There’s a breathless hush in the Close to-night —
Ten to make and the match to win —
A bumping pitch and a blinding light,
An hour to play and the last man in.
And it’s not for the sake of a ribboned coat,
Or the selfish hope of a season’s fame,
But his Captain’s hand on his shoulder smote
“Play up! play up! and play the game!”

As Sir Henry makes clear in the next stanza, this is more than fun and games. All those ingrained habits of team spirit and good sportsmanship serve the lad very well later in life:

The sand of the desert is sodden red, —
Red with the wreck of a square that broke; —
The Gatling’s jammed and the colonel dead,
And the regiment blind with dust and smoke.
The river of death has brimmed his banks,
And England’s far, and Honour a name,
But the voice of schoolboy rallies the ranks,
“Play up! play up! and play the game!”

No doubt there is something very childish about my checking off items on a list and crowing, “Drinking: done! Smoking: Down to seven cigarettes a day! Self-abuse: Reduced to a rarity I’d once have imagined impossible! Contemplative prayer: Fifteen minutes a day!” (The unchecked items include things like tithing and volunteering – this New Year should see some stern resolutions.) I’m not sure whether I’m still drinking milk or whether I’ve graduated to solid food. My suspicion is that I’m somewhere in between, gorging on bison mozzarella and doing horrible mischief to my GI tract.
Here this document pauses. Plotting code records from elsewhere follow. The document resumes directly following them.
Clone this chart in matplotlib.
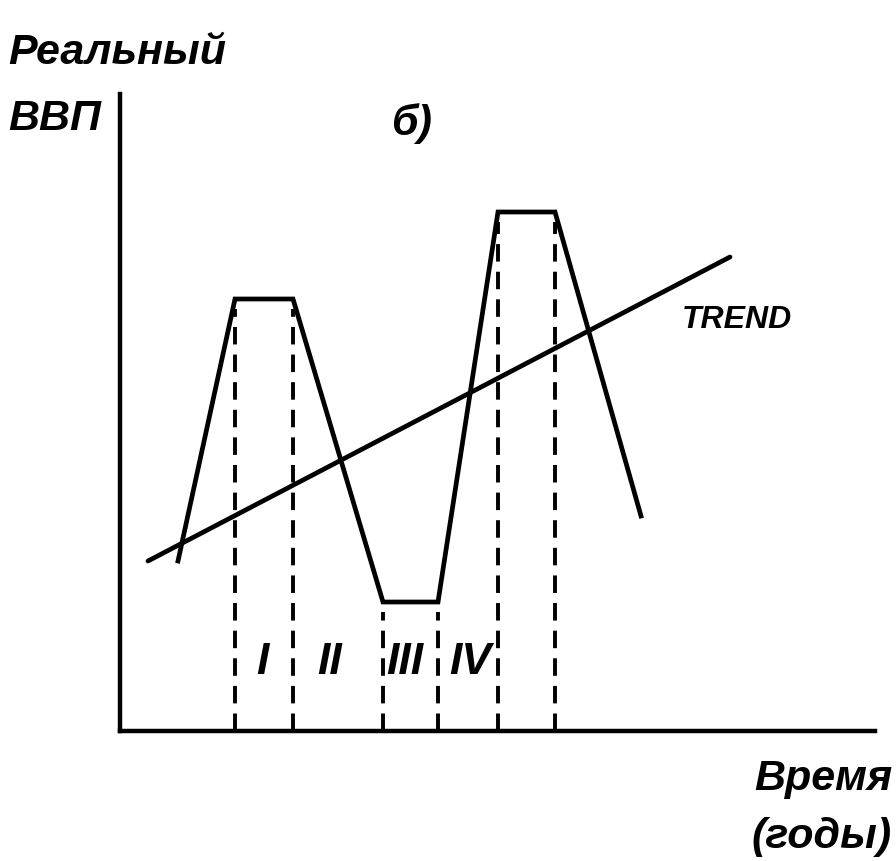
import matplotlib
matplotlib.use("Agg")
import matplotlib.pyplot as plt

cycle_t = [58, 115, 173, 263, 318, 378, 435, 521]
cycle_gdp = [170, 432, 432, 129, 129, 519, 519, 215]
trend_t = [28, 610]
trend_gdp = [170, 474]
# phase boundaries (dashed) and the level where each one stops
bound_t = [115, 173, 263, 318, 378, 435]
bound_top = [432, 432, 129, 129, 519, 519]
phase_names = ["I", "II", "III", "IV"]
phase_t = [142, 210, 285, 350]

W, H = 896, 862
FONT = ["Liberation Sans Narrow", "Liberation Sans", "DejaVu Sans"]


def fx(px):
    return px / W


def fy(py):
    return 1 - py / H


fig = plt.figure(figsize=(W / 100, H / 100), dpi=100)
ax = fig.add_axes([fx(120), fy(732), fx(875) - fx(120), fy(95) - fy(732)])
ax.set_xlim(0, 755)
ax.set_ylim(0, 637)
for s in ("top", "right"):
    ax.spines[s].set_visible(False)
for s in ("left", "bottom"):
    ax.spines[s].set_linewidth(3.2)
ax.set_xticks([]); ax.set_yticks([])

ax.plot(cycle_t, cycle_gdp, color="black", lw=3.4, solid_joinstyle="miter", clip_on=False)
ax.plot(trend_t, trend_gdp, color="black", lw=3.4, solid_capstyle="round", clip_on=False)
for t, top in zip(bound_t, bound_top):
    ax.plot([t, t], [0, top - 10], color="black", lw=2.8, ls=(0, (4.5, 2.6)))

for name, t in zip(phase_names, phase_t):
    ax.text(t, 70, name, ha="center", va="center", fontsize=32, fontweight="bold",
            fontstyle="italic", family=FONT)
ax.text(562, 412, "TREND", ha="left", va="center", fontsize=23, fontweight="bold",
        fontstyle="italic", family=FONT)

txt = dict(fontweight="bold", fontstyle="italic", family=FONT, fontsize=31)
fig.text(fx(8), fy(64), "Реальный", ha="left", va="baseline", **txt)
fig.text(fx(8), fy(130), "ВВП", ha="left", va="baseline", **txt)
fig.text(fx(412), fy(135), "б)", ha="center", va="baseline", **txt)
fig.text(fx(892), fy(790), "Время", ha="right", va="baseline", **txt)
fig.text(fx(892), fy(848), "(годы)", ha="right", va="baseline", **txt)

fig.savefig("out.png", dpi=100, facecolor="white")
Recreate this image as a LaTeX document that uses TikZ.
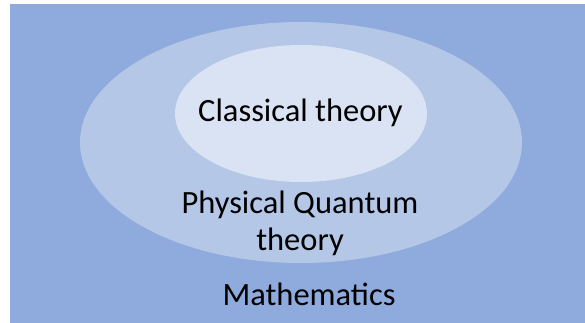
\documentclass[tikz,border=0pt]{standalone}
\usepackage{fontspec}
\setmainfont{Carlito}
\definecolor{bgblue}{HTML}{8FAADC}
\definecolor{midblue}{HTML}{B4C7E7}
\definecolor{lightblue}{HTML}{DAE3F3}
\tikzset{
  lbl/.style={inner sep=0pt, font=\fontsize{32.5}{37}\selectfont, text=black, align=center, anchor=base}
}
\begin{document}
\begin{tikzpicture}[x=1pt,y=-1pt]
\useasboundingbox (0,0) rectangle (585,323);
\fill[bgblue] (10,4) rectangle (585,323);
\fill[midblue] (301,142.5) ellipse [x radius=221, y radius=120.5];
\fill[lightblue] (301,113.5) ellipse [x radius=126, y radius=68.5];
\node[lbl] (classical) at (300.5,122) {Classical theory};
\node[lbl] (quantum) at (300,250) {Physical Quantum\\theory};
\node[lbl] (math) at (309,305) {Mathematics};
\end{tikzpicture}
\end{document}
How the real thing, red-meat spiritual maturity, will feel, I have no idea. And perhaps I am not so eager to find out, as this second late childhood is proving too much fun. But one thing that should remain constant is hope, belief in the promise of a permanent upward trend. Catholics are very often world-weary; they may put on a curmudgeonly face. But as long as they’re serious, they’re unlikely to become truly cynical, or even wholly realistic. Like Evelyn Waugh, they will insist on seeing Grace operating in the unlikeliest places.

In that sense, Catholics – and, I assume, sincere believers in other religions – never do fully grow up. On behalf of us all, let me conclude by saying: Na-nanny boo-boo.